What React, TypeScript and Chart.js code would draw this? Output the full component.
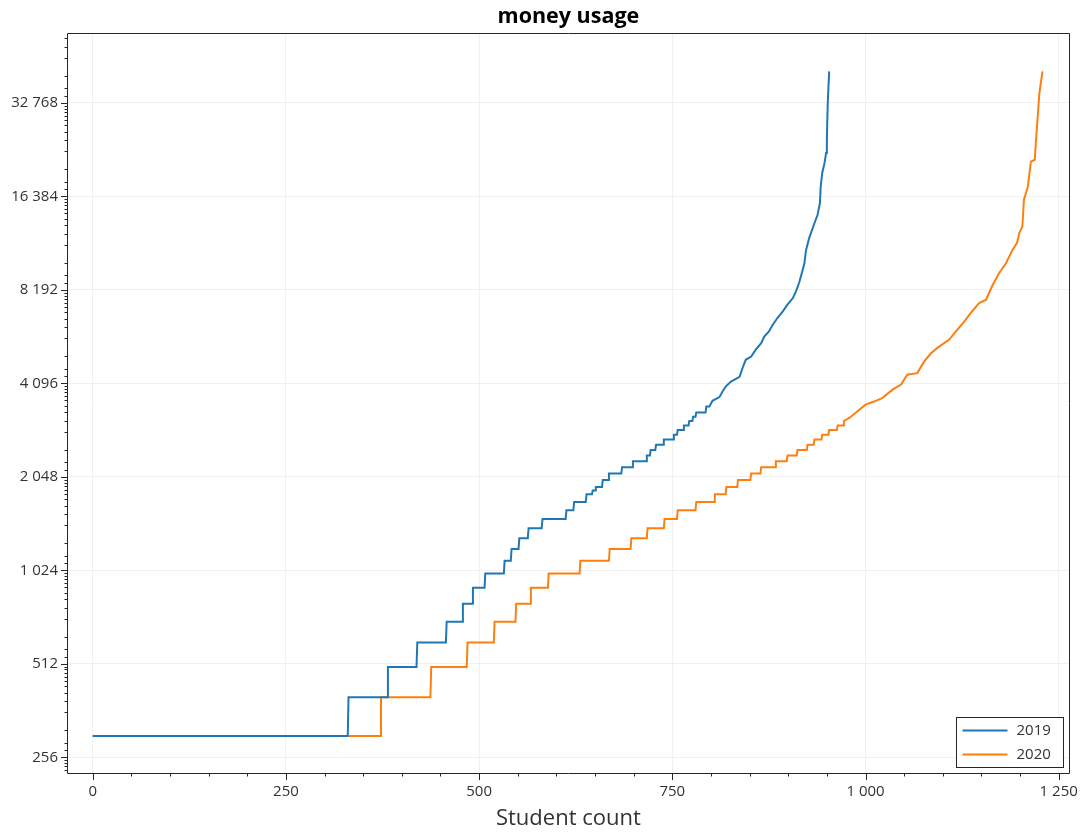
import React, { useEffect, useRef } from 'react';
import { Chart, registerables } from 'chart.js';

Chart.register(...registerables);

const chartTitle = 'money usage';
const xAxisTitle = 'Student count';
const seriesLabels = ['2019', '2020'];
const seriesColors = ['#1f77b4', '#ff7f0e'];

const students2019 = [0, 330, 331, 381, 382, 419, 420, 457, 458, 478, 479, 491, 492, 507, 508, 532, 533, 541, 542, 551, 552, 563, 564, 581, 582, 612, 613, 622, 623, 638, 639, 646, 647, 650, 651, 659, 660, 667, 668, 684, 685, 698, 699, 716, 717, 721, 722, 728, 729, 738, 739, 751, 752, 756, 757, 764, 765, 771, 772, 776, 777, 780, 781, 793, 794, 798, 802, 811, 815, 819, 826, 837, 841, 845, 852, 858, 865, 869, 875, 880, 886, 893, 899, 906, 910, 914, 917, 921, 923, 927, 934, 938, 941, 942, 944, 947, 949, 950, 951, 952, 953];
const money2019 = [300, 300, 400, 400, 500, 500, 600, 600, 700, 700, 800, 800, 900, 900, 1000, 1000, 1100, 1100, 1200, 1200, 1300, 1300, 1400, 1400, 1500, 1500, 1600, 1600, 1700, 1700, 1800, 1800, 1850, 1850, 1900, 1900, 2000, 2000, 2100, 2100, 2200, 2200, 2300, 2300, 2400, 2400, 2500, 2500, 2600, 2600, 2700, 2700, 2800, 2800, 2900, 2900, 3000, 3000, 3100, 3100, 3200, 3200, 3300, 3300, 3450, 3450, 3600, 3700, 3860, 4000, 4150, 4300, 4600, 4880, 5000, 5260, 5520, 5800, 6020, 6330, 6650, 6990, 7340, 7710, 8100, 8620, 9170, 10000, 11000, 12000, 13450, 14300, 15600, 17600, 19500, 21000, 22600, 25000, 32000, 36600, 41400];

const students2020 = [0, 372, 373, 437, 438, 484, 485, 519, 520, 547, 548, 566, 567, 589, 590, 630, 631, 668, 669, 696, 697, 717, 718, 739, 740, 756, 757, 780, 781, 804, 805, 819, 820, 834, 835, 851, 852, 864, 865, 883, 884, 898, 899, 911, 912, 924, 925, 933, 934, 943, 944, 952, 953, 963, 964, 971, 972, 979, 992, 1000, 1011, 1022, 1035, 1046, 1054, 1067, 1076, 1085, 1093, 1108, 1117, 1128, 1136, 1147, 1156, 1164, 1173, 1182, 1184, 1190, 1196, 1199, 1203, 1205, 1210, 1214, 1219, 1221, 1225, 1229];
const money2020 = [300, 300, 400, 400, 500, 500, 600, 600, 700, 700, 800, 800, 900, 900, 1000, 1000, 1100, 1100, 1200, 1200, 1300, 1300, 1400, 1400, 1500, 1500, 1600, 1600, 1700, 1700, 1800, 1800, 1900, 1900, 2000, 2000, 2100, 2100, 2200, 2200, 2300, 2300, 2400, 2400, 2500, 2500, 2600, 2600, 2700, 2700, 2800, 2800, 2900, 2900, 3000, 3000, 3100, 3170, 3370, 3500, 3580, 3680, 3910, 4060, 4370, 4420, 4820, 5130, 5330, 5660, 6020, 6490, 6900, 7430, 7620, 8450, 9290, 10000, 10250, 11000, 11600, 12500, 13100, 16000, 17600, 21200, 21500, 25600, 35300, 41400];

const xTicks = [0, 250, 500, 750, 1000, 1250];
const xMinorStep = 50;
const yTicks = [256, 512, 1024, 2048, 4096, 8192, 16384, 32768];
const xRange = [-32, 1263];
const yRange = [228, 54700];

const FONT = "'Open Sans', 'Noto Sans', sans-serif";
const TEXT = '#333333';
const FRAME = '#262626';

const fmt = (v: number) => Math.round(v).toString().replace(/\B(?=(\d{3})+(?!\d))/g, ' ');

// fractional log2 positions of minor tick marks between major ticks
const minorFractions = [0.075, 0.157, 0.29, 0.485, 0.6, 0.69, 0.76, 0.82, 0.865, 0.905, 0.94, 0.968];

const framePlugin = {
  id: 'frameAndTicks',
  afterDraw(chart: any) {
    const { ctx, chartArea } = chart;
    const { left, right, top, bottom } = chartArea;
    const xs = chart.scales.x;
    const ys = chart.scales.y;
    ctx.save();
    ctx.strokeStyle = FRAME;
    ctx.lineWidth = 1;
    ctx.beginPath();
    ctx.rect(Math.round(left) - 0.5, Math.round(top) - 0.5, Math.round(right - left) + 1, Math.round(bottom - top) + 1);
    ctx.stroke();
    ctx.beginPath();
    // x ticks
    for (let v = Math.ceil(xs.min / xMinorStep) * xMinorStep; v <= xs.max; v += xMinorStep) {
      const px = Math.round(xs.getPixelForValue(v)) + 0.5;
      const major = xTicks.includes(v);
      ctx.moveTo(px, bottom);
      ctx.lineTo(px, bottom + (major ? 7 : 3.5));
    }
    // y ticks
    for (let k = 7; k <= 16; k++) {
      const base = Math.pow(2, k);
      if (base >= ys.min && base <= ys.max) {
        const py = Math.round(ys.getPixelForValue(base)) + 0.5;
        ctx.moveTo(left, py);
        ctx.lineTo(left - 7, py);
      }
      for (const f of minorFractions) {
        const v = Math.pow(2, k + f);
        if (v >= ys.min && v <= ys.max) {
          const py = Math.round(ys.getPixelForValue(v)) + 0.5;
          ctx.moveTo(left, py);
          ctx.lineTo(left - 3.5, py);
        }
      }
    }
    ctx.stroke();

    // legend
    const bw = 107, bh = 50;
    const bx = Math.round(right) - 6 - bw + 0.5;
    const by = Math.round(bottom) - 6 - bh + 0.5;
    ctx.fillStyle = '#ffffff';
    ctx.fillRect(bx, by, bw, bh);
    ctx.strokeStyle = FRAME;
    ctx.strokeRect(bx, by, bw, bh);
    ctx.font = `15px ${FONT}`;
    ctx.textBaseline = 'middle';
    ctx.textAlign = 'left';
    chart.data.datasets.forEach((ds: any, i: number) => {
      const cy = by + 13 + i * 24;
      ctx.strokeStyle = ds.borderColor;
      ctx.lineWidth = 2;
      ctx.beginPath();
      ctx.moveTo(bx + 6, cy);
      ctx.lineTo(bx + 51, cy);
      ctx.stroke();
      ctx.fillStyle = TEXT;
      ctx.fillText(ds.label, bx + 60, cy);
    });
    ctx.restore();
  },
};

export default function App() {
  const ref = useRef<HTMLCanvasElement | null>(null);

  useEffect(() => {
    if (!ref.current) return;
    const makeData = (xs: number[], ys: number[]) => xs.map((x, i) => ({ x, y: ys[i] }));
    const chart = new Chart(ref.current, {
      type: 'line',
      data: {
        datasets: [
          {
            label: seriesLabels[0],
            data: makeData(students2019, money2019),
            borderColor: seriesColors[0],
            backgroundColor: seriesColors[0],
            borderWidth: 2,
            pointRadius: 0,
            tension: 0,
            fill: false,
          },
          {
            label: seriesLabels[1],
            data: makeData(students2020, money2020),
            borderColor: seriesColors[1],
            backgroundColor: seriesColors[1],
            borderWidth: 2,
            pointRadius: 0,
            tension: 0,
            fill: false,
          },
        ],
      },
      options: {
        responsive: false,
        animation: false,
        devicePixelRatio: 1,
        layout: { padding: { top: 0, right: 18, bottom: 0, left: 0 } },
        plugins: {
          legend: { display: false },
          tooltip: { enabled: false },
          title: {
            display: true,
            fullSize: false,
            text: chartTitle,
            color: '#000000',
            font: { family: FONT, size: 21.5, weight: 'bold', lineHeight: 1.2 },
            padding: { top: 4, bottom: 4 },
          },
        },
        scales: {
          x: {
            type: 'linear',
            position: 'bottom',
            min: xRange[0],
            max: xRange[1],
            afterFit: (s: any) => { s.height = 62; },
            afterBuildTicks: (s: any) => { s.ticks = xTicks.map((v) => ({ value: v })); },
            ticks: {
              callback: (v: any) => fmt(Number(v)),
              font: { family: FONT, size: 15 },
              color: TEXT,
              padding: 10,
              maxRotation: 0,
              autoSkip: false,
            },
            grid: { color: '#f0f0f0', drawTicks: false, lineWidth: 1 },
            border: { display: false },
            title: {
              display: true,
              text: xAxisTitle,
              color: TEXT,
              font: { family: FONT, size: 22, lineHeight: 1.2 },
              padding: { top: 0, bottom: 3 },
            },
          },
          y: {
            type: 'logarithmic',
            position: 'left',
            min: yRange[0],
            max: yRange[1],
            afterFit: (s: any) => { s.width = 68; },
            afterBuildTicks: (s: any) => { s.ticks = yTicks.map((v) => ({ value: v })); },
            ticks: {
              callback: (v: any) => fmt(Number(v)),
              font: { family: FONT, size: 15 },
              color: TEXT,
              padding: 10,
              autoSkip: false,
            },
            grid: { color: '#f0f0f0', drawTicks: false, lineWidth: 1 },
            border: { display: false },
          },
        },
      },
      plugins: [framePlugin],
    } as any);
    return () => chart.destroy();
  }, []);

  return (
    <div style={{ position: 'absolute', left: 0, top: 0, width: 1088, height: 835, background: '#ffffff' }}>
      <canvas ref={ref} width={1088} height={835} style={{ width: 1088, height: 835, display: 'block' }} />
    </div>
  );
}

- **Exercise**
Leave out every line without the string "React" and copy the rest.

- **Exercise output**
What React, TypeScript and Chart.js code would draw this? Output the full component.
import React, { useEffect, useRef } from 'react';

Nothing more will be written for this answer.